In rooms with a lot of ambient light, a QLED’s brightness advantage can be very helpful for delivering that big visual punch HDR content should deliver.
OLED once blew all the competition out of the water in this section, but the use of quantum dots in QLED TVs have allowed it to inch forward in terms of color accuracy, color brightness, and color volume — according to Samsung, which claims that a wider range of better-saturated colors at extreme brightness levels are an advantage.
While there’s no denying the fact that QLEDs deliver fantastic colors, we have yet to witness better-saturated colors at high brightness levels delivering real advantage in normal viewing situations — so we’re going to declare it a draw for now, since color is subjective. We’ll need to see some tangible evidence to declare QLED a winner.
Response time and input lag
Response time refers to the time it takes for each individual diode to change from “on” to “off.” With faster response time comes less motion blur and fewer artifacts. If you’ve been paying attention thus far, you’ll know that OLED TVs comprise of millions of individual diodes, which can be activated manually, one at a time.
On a QLED TV, the diodes are arranged and illuminate in clusters, so individual ones can’t be disabled. This causes an overall slower change between “on” and “off” states. In fact, OLED currently offers the fastest response time of any TV technology in use today, including Samsung’s MicroLED, making it a clear winner in this regard.
That said, all of Samsung’s latest QLED TVs are equipped with a variable refresh rate, which should improve performance for those playing multiplayer games with unreliable frame rates. But it won’t come close to the type of response time an OLED will yield, so if that’s your main requirement, best turn your focus to LG or Sony.
OLED, again, is the winner here. With QLED screens, the best viewing angle is dead center, and the picture quality diminishes in both color and contrast the further you move side to side, or up and down. While the severity differs between models, it’s always noticeable — despite Samsung’s best efforts to eliminate the issue on its TVs.
OLED screens, for comparison, can be viewed with no luminance degradation at drastic viewing angles — up to 84 degrees. Some QLED TVs have improved in terms of viewing angle, with Samsung’s anti-reflective layer helping, but OLED maintains a clear advantage. So if you aren’t planning on viewing head-on, an OLED TV is best for you.
OLEDs have come a long way. When the tech was still nascent, OLED screens maxed out at 55 inches. Today, an 88-inch OLED is available. With that said, there are fewer limitations on QLED display sizes, with some TVs growing as large as 100 inches and beyond — with Samsung’s largest consumer model measuring in at 98 inches.
LG says you would have to watch its OLED TVs five hours per day for 54 years before they fell to 50% brightness.
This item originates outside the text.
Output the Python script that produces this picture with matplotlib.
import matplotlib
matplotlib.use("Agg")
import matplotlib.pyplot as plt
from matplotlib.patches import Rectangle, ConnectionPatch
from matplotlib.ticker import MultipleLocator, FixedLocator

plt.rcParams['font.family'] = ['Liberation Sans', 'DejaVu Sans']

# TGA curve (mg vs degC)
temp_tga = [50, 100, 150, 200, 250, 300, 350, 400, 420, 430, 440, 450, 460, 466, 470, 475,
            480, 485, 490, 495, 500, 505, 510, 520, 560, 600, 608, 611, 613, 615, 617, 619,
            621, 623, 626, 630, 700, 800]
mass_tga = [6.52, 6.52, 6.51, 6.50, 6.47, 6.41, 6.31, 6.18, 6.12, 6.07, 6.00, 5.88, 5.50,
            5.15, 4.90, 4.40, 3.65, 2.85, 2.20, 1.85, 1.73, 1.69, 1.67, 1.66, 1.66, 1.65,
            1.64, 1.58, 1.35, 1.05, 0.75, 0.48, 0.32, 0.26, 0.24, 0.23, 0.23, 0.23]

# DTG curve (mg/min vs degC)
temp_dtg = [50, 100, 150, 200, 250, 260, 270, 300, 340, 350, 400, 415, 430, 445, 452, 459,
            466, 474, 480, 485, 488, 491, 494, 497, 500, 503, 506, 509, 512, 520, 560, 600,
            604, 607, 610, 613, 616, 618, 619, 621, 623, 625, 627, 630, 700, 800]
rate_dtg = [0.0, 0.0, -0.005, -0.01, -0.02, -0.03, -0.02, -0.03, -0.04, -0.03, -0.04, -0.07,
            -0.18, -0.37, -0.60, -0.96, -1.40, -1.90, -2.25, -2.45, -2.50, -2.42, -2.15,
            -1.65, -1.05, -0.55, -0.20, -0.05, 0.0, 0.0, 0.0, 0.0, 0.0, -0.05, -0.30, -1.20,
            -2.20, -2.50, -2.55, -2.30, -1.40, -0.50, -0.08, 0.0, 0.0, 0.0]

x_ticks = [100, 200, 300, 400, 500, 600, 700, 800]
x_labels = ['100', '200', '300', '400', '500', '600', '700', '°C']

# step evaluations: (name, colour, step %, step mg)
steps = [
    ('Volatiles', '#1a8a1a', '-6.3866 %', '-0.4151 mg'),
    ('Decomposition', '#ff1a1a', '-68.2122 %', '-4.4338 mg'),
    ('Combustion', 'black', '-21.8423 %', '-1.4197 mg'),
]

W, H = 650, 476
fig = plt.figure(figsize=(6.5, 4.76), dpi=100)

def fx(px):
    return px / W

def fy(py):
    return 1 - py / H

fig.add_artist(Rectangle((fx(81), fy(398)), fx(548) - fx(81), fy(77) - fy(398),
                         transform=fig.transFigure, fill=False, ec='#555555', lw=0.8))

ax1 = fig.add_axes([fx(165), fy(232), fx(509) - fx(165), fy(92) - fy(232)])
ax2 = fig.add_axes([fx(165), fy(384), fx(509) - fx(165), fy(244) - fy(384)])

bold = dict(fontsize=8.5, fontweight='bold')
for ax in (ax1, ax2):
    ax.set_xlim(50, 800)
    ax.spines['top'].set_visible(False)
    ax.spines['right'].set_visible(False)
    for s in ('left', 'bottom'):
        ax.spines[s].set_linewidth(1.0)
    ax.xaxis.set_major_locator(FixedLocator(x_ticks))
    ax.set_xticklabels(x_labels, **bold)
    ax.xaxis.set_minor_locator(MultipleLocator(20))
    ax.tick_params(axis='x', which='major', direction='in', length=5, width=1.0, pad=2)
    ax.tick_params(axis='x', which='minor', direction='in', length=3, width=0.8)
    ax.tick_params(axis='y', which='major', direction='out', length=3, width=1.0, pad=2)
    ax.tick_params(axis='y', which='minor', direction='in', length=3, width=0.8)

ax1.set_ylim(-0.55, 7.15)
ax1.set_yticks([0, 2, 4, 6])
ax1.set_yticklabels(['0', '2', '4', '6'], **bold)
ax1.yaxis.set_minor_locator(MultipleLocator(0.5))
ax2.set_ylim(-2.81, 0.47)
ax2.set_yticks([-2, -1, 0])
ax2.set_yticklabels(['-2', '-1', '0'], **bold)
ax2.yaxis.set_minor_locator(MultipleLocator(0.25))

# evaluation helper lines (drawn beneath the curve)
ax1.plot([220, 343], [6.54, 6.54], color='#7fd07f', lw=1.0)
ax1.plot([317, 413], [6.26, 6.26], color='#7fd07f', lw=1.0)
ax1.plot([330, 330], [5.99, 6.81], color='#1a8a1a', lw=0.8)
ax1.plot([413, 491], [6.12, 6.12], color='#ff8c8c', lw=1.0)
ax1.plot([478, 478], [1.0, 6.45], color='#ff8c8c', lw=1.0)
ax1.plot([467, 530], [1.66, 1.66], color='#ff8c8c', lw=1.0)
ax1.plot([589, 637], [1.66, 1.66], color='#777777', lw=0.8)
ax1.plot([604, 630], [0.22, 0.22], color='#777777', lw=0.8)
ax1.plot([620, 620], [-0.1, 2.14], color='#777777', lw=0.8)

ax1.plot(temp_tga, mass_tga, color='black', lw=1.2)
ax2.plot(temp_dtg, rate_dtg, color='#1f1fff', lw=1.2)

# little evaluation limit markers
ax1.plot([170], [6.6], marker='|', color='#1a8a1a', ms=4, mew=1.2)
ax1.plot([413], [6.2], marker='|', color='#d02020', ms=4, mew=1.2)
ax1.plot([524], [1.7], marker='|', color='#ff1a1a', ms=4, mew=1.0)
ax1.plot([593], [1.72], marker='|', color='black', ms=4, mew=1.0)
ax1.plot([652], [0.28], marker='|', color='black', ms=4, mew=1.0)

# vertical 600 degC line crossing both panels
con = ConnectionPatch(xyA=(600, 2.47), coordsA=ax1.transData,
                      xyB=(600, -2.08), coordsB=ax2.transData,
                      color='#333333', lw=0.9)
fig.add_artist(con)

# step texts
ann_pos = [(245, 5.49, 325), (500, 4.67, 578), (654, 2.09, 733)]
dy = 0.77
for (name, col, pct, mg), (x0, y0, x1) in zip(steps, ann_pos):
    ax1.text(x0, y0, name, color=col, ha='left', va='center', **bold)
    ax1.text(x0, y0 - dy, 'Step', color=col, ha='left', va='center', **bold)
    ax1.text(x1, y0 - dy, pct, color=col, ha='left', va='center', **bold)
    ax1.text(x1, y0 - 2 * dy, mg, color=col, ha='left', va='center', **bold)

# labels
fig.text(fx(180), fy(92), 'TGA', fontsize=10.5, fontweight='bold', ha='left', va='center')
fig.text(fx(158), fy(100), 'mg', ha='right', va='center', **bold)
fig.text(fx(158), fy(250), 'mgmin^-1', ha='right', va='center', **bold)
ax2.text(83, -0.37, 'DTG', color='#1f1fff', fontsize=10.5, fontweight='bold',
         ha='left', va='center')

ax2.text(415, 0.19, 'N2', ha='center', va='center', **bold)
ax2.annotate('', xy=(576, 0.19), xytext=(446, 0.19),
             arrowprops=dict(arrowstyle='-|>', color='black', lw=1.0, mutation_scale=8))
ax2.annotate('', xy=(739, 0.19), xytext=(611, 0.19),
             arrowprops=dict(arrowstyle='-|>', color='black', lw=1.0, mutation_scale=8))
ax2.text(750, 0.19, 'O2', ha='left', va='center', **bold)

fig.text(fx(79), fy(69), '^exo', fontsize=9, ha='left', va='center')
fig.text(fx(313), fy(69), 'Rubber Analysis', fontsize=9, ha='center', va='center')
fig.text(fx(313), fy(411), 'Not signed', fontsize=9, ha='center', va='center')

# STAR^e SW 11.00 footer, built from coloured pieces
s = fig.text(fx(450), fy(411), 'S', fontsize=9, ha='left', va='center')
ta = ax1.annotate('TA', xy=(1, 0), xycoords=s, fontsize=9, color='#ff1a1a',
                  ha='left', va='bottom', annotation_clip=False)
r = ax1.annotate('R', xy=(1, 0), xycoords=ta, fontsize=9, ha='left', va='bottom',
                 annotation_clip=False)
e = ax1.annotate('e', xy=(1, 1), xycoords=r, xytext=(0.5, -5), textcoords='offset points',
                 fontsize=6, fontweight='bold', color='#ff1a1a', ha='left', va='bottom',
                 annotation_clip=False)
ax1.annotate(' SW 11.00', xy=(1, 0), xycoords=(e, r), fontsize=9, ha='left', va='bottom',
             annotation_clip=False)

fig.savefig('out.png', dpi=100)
Whether that’s true remains to be seen, as OLED TVs have only been out in the wild since 2013. For that reason — and that reason only — we’ll award this category to QLED. It pays to have a proven track record.
Winner (for now): QLED
We include this section begrudgingly.
Despite persistent concerns, the reality is that the effect will not be an issue for most folks — especially for those with a QLED TV since QLED isn’t susceptible to burn-in. OLED, on the other hand, is, but you would have to be extremely unlucky for it to happen to your TV, even if you left a static image on it all day and night — repeatedly.
But before we go any further, let’s throw some context into the mix.
The effect we’ve come to know as “burn-in” stems from the days of the boxy CRT TV when the prolonged display of a static image would cause that image to appear to “burn” into the screen. That occurred when the phosphors coating the back of the screen glowed for extended periods of time, causing them to wear out.
QLED TVs aren’t susceptible to burn-in.
That same issue can occur with QLED TVs because the compounds that light up degrade over time. If you burn a pixel long and hard enough, you will cause it to dim prematurely and ahead of the rest of the pixels, creating a dark impression — but you would have to essentially abuse the TV in order to achieve this result.
Even the “bug” ( or logo graphic) that certain channels use disappears often enough, moves a few pixels every few minutes or is made clear to avoid causing burn-in issues. You’d have to watch ESPN all day every day (for many days on end) at the brightest possible setting to cause a problem, and even then it still isn’t very likely.
That said, the potential is there, and it should be noted. Gamers in particular who leave their TV on while a static image remains on-screen, or who play for 10 hours a day for many weeks at a time could potentially cause some “burn-in” on an OLED TV. But, since QLED TVs aren’t susceptible to burn-in, they win this fight by a technicality.
OLED panels are extremely thin and require no backlight. As such, OLED TV’s tend to be lighter in weight than QLED TVs and thinner. They also require less power, making them more efficient.
Once upon a time, this category would be handily won by QLED TVs, but OLED TVs have come down in price, and since we’re talking all-premium here, comparable QLED TVs cost about the same (or more). The price category simply isn’t a consideration in this particular fight, so we’ll call it a draw and move on.
QLED comes out on top on paper, delivering a higher brightness, longer lifespan, and larger screen sizes. OLED, on the other hand, has a better viewing angle, deeper black levels, and uses less power. Both are fantastic, though, so choosing between them is subjective — QLED is the better all-rounder, but OLED excels in the dark.
The fact is, you can’t go wrong with either. That is, of course, until the next generation of QLED comes along that improves low-light viewing or an updated version of OLED that’s better in natural light. Either way, the first to perfect experience in all conditions will be the true winner — but for now, in the real world, it’s OLED.
Why? Because most people are at work during the day, returning home to slump in front of the TV in the evening, after the drapes have been drawn. In fact, even if you’re sitting down to tune into the latest episode of Chernobyl on the weekend, chances are they will still be closed to block out any reflections. It’s a force of habit.